E dietro, più giù, ragazzi con i serpenti al collo o tra le mani, ricordo della profezia del Santo ciaraulu, il primo dei ciarauli, uomini dotati del potere straordinario di annullare il veleno dei serpenti e il loro morso doloroso. E l’attesa cresce, diventa parossismo, fino a quando, puntuale, un’ora dopo mezzogiorno, il fercolo appare davanti al portone della Chiesa e all’improvviso, esplodono insieme fuochi d’artificio e nzaredde colorate che piovono giù sui devoti dalla balaustra della Chiesa, in un crescendo di rumore, fracasso di tamburi, urla di devoti e musica della banda.
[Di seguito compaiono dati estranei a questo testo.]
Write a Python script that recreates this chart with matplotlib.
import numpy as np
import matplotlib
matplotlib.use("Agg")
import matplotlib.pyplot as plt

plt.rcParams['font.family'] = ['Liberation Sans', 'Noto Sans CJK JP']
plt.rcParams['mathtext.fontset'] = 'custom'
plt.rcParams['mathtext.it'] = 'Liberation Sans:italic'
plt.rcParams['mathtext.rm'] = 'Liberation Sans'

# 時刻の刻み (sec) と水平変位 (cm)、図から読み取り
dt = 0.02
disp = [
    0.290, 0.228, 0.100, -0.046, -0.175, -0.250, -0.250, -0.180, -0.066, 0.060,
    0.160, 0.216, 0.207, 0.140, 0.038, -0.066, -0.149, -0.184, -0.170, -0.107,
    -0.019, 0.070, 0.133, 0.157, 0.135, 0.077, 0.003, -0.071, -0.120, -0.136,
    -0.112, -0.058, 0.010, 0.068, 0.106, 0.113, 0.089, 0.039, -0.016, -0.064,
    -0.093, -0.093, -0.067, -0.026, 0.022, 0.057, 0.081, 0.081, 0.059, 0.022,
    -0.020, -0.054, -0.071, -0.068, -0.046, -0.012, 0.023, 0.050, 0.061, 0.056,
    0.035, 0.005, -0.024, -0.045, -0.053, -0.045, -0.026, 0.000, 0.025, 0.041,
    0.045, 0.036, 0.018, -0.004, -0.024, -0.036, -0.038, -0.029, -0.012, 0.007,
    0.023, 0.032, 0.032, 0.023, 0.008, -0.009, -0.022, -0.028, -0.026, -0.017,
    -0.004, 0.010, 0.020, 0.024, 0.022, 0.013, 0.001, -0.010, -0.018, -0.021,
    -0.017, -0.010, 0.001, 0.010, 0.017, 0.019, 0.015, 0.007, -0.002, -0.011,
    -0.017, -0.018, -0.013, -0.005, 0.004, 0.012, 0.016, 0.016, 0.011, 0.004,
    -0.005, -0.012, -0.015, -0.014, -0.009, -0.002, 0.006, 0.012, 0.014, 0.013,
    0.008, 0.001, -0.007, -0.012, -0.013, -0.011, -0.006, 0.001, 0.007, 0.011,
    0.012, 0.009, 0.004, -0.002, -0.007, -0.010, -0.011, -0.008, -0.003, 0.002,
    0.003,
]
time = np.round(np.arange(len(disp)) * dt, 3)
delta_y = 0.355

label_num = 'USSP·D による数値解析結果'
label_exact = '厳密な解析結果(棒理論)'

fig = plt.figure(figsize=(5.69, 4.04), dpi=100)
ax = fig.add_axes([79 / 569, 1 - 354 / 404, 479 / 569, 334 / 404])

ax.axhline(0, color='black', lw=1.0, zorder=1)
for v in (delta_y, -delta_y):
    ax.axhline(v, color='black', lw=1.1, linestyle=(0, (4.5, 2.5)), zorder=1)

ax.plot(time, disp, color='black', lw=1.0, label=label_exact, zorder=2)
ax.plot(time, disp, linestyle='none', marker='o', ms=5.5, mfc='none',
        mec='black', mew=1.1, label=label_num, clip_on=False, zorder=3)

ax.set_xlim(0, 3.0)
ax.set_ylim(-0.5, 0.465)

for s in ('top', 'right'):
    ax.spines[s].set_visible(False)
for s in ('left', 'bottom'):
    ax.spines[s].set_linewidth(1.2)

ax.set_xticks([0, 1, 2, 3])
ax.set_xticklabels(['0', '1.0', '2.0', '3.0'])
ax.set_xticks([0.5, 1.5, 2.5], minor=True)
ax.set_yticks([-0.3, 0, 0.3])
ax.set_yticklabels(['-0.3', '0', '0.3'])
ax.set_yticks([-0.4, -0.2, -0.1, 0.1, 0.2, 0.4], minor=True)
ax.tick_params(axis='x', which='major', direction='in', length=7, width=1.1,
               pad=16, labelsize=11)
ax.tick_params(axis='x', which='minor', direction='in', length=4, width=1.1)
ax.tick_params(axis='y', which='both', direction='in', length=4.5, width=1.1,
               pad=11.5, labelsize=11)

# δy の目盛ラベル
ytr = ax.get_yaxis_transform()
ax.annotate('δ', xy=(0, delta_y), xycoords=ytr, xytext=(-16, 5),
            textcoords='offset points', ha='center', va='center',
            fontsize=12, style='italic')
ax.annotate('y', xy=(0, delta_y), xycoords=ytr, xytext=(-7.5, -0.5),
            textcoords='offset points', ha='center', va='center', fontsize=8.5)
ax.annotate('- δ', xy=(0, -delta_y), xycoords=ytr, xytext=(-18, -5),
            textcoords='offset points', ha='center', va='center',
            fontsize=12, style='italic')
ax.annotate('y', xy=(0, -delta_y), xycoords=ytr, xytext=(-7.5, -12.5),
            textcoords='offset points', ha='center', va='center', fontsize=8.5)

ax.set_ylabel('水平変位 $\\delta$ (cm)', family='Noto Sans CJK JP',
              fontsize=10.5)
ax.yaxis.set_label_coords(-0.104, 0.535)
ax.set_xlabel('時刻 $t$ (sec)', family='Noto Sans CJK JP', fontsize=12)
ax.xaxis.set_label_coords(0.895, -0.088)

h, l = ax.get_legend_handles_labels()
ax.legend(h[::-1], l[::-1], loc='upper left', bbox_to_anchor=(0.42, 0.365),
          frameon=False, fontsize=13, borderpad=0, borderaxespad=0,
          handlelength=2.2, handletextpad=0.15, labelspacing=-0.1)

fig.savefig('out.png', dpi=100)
Perché a sciuta è tornata ancora una volta, come ogni anno, dato indiscutibile, certezza assoluta in un mondo dove le certezze diventano sempre meno e la incertezza dei giorni a volte attanaglia e assilla. Ma il ventinove di giugno ci sarà sempre, e come ogni anno, accanto alla Chiesa della Nunziata, sotto l’albero del noce, che allarga rami e foglie per accoglierli e ripararli dalla calura del mezzogiorno, ci saranno i bambini nati entro l’anno, la primizia e la continuità della vita, offerti per la benedizione del Santo, nudi, avvolti solo da un nastro rosso e da un fazzoletto troppo grande per loro legato sulle spalle minuscole. Mani che affidano questi fagottini microscopici ad altre mani, di cui si fidano, mentre i portatori si chinano per lo sforzo di reggere il peso statico del fercolo e permettere alle mani di accogliere e donare in assoluta sicurezza.

E Lui, il Santo, sembra sorridere sotto il sole mentre l’urlo dei devoti si alza altissimo, percorre i vicoli e le piazze e raggiunge le strette vie del quartiere dell’ebraida, l’ultimo ripido tratto di strada prima di raggiungere nuovamente il fresco delle navate della Chiesa, che accoglie i portatori sfiniti, ma felici. Bisogna esserci e poi tornare e tornare ancora. Fede e istinto, passione ed entusiasmo, luce e colori, sapori e profumi, umano e divino: è più di una festa, è più di una processione, è la sciuta.